## WHAT THE TASK ASKS:
Extract every line that includes the string "matplotlib".

## DATASET ROWS:
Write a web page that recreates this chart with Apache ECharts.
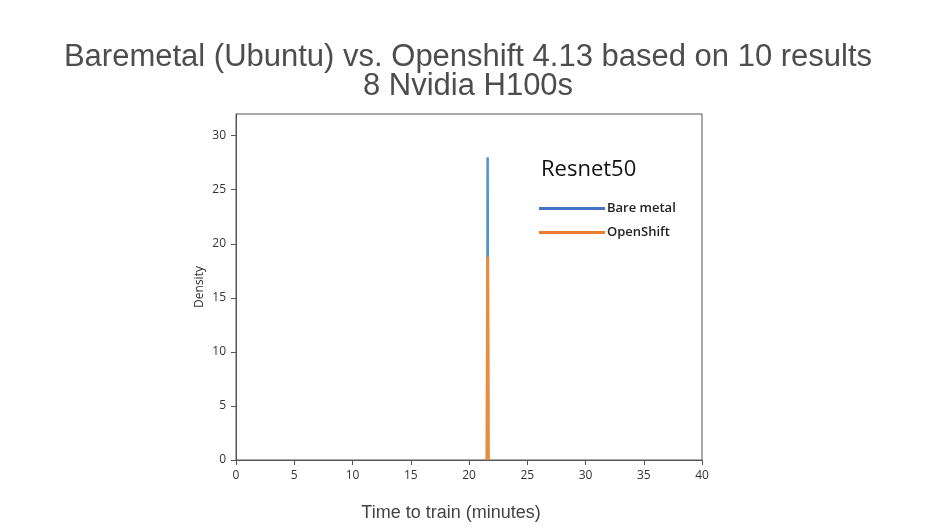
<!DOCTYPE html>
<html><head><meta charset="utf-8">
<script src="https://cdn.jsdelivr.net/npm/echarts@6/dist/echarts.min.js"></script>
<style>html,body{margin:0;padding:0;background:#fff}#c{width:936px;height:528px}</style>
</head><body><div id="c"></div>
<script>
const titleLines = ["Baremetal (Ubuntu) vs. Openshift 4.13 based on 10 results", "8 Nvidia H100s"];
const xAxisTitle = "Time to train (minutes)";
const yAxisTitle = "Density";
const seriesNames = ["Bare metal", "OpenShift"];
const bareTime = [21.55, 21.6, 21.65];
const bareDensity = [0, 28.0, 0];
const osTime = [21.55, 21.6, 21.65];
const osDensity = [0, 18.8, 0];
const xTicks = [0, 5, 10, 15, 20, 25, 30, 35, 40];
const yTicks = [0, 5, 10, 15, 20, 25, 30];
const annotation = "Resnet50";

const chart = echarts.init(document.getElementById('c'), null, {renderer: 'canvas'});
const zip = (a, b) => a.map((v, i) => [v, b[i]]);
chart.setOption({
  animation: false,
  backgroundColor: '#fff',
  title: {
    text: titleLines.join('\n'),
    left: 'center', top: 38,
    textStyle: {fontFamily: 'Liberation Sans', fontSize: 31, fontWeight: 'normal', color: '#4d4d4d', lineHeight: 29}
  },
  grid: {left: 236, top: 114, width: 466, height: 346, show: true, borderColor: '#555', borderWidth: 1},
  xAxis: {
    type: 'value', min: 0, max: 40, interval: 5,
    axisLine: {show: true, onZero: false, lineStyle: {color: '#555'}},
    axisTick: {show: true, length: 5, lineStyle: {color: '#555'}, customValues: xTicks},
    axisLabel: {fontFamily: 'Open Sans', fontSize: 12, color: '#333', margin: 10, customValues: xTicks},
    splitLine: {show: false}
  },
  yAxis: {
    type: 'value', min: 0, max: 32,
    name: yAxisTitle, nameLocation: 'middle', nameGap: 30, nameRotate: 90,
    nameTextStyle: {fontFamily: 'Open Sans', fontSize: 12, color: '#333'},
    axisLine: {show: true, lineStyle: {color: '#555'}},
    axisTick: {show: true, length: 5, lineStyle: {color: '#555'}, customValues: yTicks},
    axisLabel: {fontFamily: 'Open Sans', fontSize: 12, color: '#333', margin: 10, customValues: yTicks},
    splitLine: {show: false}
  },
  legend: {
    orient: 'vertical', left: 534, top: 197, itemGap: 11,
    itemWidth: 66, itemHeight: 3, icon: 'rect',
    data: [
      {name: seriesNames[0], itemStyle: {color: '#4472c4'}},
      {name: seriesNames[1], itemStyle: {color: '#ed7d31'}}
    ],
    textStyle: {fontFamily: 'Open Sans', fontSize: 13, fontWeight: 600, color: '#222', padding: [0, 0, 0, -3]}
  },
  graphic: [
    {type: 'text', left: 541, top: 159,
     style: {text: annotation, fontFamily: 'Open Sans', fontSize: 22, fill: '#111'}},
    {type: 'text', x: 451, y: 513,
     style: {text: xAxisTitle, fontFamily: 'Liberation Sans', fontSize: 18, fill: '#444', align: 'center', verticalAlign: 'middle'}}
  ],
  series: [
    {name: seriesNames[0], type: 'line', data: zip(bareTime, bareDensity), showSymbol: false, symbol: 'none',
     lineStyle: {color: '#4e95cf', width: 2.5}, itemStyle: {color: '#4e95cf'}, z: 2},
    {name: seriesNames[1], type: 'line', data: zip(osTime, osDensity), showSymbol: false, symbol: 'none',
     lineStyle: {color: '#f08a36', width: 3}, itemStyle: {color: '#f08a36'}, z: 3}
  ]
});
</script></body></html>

==

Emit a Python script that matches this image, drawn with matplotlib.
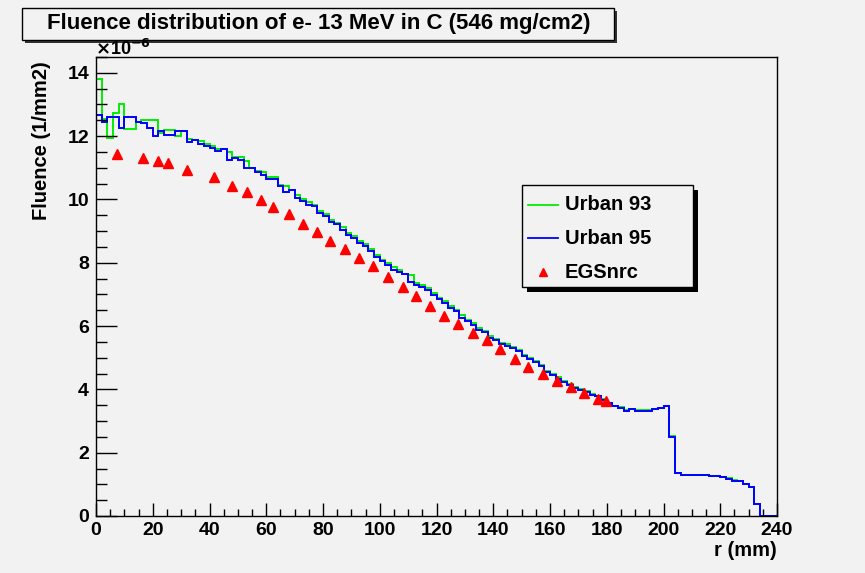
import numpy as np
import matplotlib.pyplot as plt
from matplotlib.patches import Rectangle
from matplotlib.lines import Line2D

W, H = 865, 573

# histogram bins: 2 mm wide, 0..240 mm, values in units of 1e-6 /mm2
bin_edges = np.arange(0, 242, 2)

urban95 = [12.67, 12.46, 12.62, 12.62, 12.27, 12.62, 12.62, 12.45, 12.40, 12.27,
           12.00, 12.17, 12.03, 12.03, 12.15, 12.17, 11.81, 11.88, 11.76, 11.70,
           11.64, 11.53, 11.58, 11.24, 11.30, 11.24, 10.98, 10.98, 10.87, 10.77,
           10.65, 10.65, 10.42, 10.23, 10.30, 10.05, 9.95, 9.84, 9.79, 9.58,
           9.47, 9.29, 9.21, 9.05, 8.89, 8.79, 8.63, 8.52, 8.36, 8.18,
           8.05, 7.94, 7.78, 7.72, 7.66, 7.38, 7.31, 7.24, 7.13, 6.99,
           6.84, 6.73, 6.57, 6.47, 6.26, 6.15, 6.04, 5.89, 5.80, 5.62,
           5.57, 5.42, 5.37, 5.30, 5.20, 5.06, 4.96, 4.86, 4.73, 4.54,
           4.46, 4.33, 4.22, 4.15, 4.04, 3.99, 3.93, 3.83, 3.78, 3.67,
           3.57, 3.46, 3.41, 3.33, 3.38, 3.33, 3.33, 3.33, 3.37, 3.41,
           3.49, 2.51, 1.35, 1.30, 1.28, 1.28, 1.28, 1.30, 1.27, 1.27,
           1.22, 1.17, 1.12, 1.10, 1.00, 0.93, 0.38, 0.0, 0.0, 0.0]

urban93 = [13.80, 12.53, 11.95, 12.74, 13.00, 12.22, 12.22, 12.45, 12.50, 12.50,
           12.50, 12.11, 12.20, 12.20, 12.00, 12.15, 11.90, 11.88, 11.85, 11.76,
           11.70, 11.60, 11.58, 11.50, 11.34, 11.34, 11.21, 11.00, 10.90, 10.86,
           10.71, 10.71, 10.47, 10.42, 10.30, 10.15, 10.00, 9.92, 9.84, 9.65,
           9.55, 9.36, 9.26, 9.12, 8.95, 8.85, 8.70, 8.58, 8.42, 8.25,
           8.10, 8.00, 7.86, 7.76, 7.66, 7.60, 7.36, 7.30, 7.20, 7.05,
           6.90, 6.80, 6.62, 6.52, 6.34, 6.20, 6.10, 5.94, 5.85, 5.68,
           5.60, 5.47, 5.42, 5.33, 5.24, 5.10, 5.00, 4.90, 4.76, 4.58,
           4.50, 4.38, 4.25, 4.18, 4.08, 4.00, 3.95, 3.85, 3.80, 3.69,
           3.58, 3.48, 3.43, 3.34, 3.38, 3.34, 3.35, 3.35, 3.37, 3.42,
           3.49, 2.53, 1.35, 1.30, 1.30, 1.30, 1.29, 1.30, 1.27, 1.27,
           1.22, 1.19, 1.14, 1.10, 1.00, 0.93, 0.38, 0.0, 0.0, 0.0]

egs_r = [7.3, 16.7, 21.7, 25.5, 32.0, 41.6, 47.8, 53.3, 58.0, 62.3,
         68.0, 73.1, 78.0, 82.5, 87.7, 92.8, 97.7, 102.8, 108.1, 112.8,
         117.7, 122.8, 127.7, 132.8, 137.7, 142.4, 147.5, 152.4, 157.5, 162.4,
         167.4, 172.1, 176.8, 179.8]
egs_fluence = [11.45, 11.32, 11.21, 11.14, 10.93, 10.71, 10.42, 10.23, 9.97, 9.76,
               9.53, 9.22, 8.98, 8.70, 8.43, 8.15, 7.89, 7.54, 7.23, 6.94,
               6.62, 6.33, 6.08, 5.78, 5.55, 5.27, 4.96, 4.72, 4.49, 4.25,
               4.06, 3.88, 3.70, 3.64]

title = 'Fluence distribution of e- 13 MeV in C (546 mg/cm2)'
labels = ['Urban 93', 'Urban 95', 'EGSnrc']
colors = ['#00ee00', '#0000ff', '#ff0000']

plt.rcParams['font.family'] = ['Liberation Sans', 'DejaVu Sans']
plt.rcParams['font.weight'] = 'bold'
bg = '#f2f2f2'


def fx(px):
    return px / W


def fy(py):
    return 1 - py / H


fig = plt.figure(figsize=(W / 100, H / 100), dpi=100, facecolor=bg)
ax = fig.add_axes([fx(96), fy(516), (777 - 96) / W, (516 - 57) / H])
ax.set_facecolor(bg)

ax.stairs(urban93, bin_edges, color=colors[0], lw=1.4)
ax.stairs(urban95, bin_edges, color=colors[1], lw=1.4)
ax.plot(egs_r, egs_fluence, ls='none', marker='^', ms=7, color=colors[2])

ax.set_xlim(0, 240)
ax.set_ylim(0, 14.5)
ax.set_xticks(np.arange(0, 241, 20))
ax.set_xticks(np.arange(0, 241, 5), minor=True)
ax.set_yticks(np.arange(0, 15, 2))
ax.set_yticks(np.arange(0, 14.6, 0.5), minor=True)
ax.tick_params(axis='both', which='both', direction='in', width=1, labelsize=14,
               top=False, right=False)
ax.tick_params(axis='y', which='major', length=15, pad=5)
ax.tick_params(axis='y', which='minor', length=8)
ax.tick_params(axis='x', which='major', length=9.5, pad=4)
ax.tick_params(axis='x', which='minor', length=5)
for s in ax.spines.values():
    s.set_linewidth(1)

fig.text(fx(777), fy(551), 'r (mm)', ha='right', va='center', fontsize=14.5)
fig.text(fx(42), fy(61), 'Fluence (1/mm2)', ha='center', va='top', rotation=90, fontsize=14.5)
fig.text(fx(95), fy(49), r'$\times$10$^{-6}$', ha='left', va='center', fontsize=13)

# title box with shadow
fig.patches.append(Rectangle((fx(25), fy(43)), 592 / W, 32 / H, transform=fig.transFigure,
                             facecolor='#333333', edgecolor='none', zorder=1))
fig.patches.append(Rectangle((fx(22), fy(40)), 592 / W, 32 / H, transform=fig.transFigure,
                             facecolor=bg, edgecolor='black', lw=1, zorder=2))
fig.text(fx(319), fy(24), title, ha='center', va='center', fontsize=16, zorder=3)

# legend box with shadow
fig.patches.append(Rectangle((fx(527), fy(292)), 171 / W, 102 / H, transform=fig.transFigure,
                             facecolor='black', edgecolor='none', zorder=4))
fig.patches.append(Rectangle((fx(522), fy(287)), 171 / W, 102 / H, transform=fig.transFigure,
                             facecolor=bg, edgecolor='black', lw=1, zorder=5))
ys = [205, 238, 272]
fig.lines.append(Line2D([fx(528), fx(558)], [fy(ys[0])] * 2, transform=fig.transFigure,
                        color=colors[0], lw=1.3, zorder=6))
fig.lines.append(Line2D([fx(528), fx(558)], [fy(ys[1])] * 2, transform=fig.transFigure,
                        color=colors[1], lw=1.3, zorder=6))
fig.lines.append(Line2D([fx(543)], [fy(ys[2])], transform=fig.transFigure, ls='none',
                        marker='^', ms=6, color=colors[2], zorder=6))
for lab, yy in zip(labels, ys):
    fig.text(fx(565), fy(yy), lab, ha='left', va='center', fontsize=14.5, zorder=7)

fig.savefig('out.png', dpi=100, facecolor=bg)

## WORKED ANSWER:
Emit a Python script that matches this image, drawn with matplotlib.
import matplotlib.pyplot as plt
from matplotlib.patches import Rectangle
from matplotlib.lines import Line2D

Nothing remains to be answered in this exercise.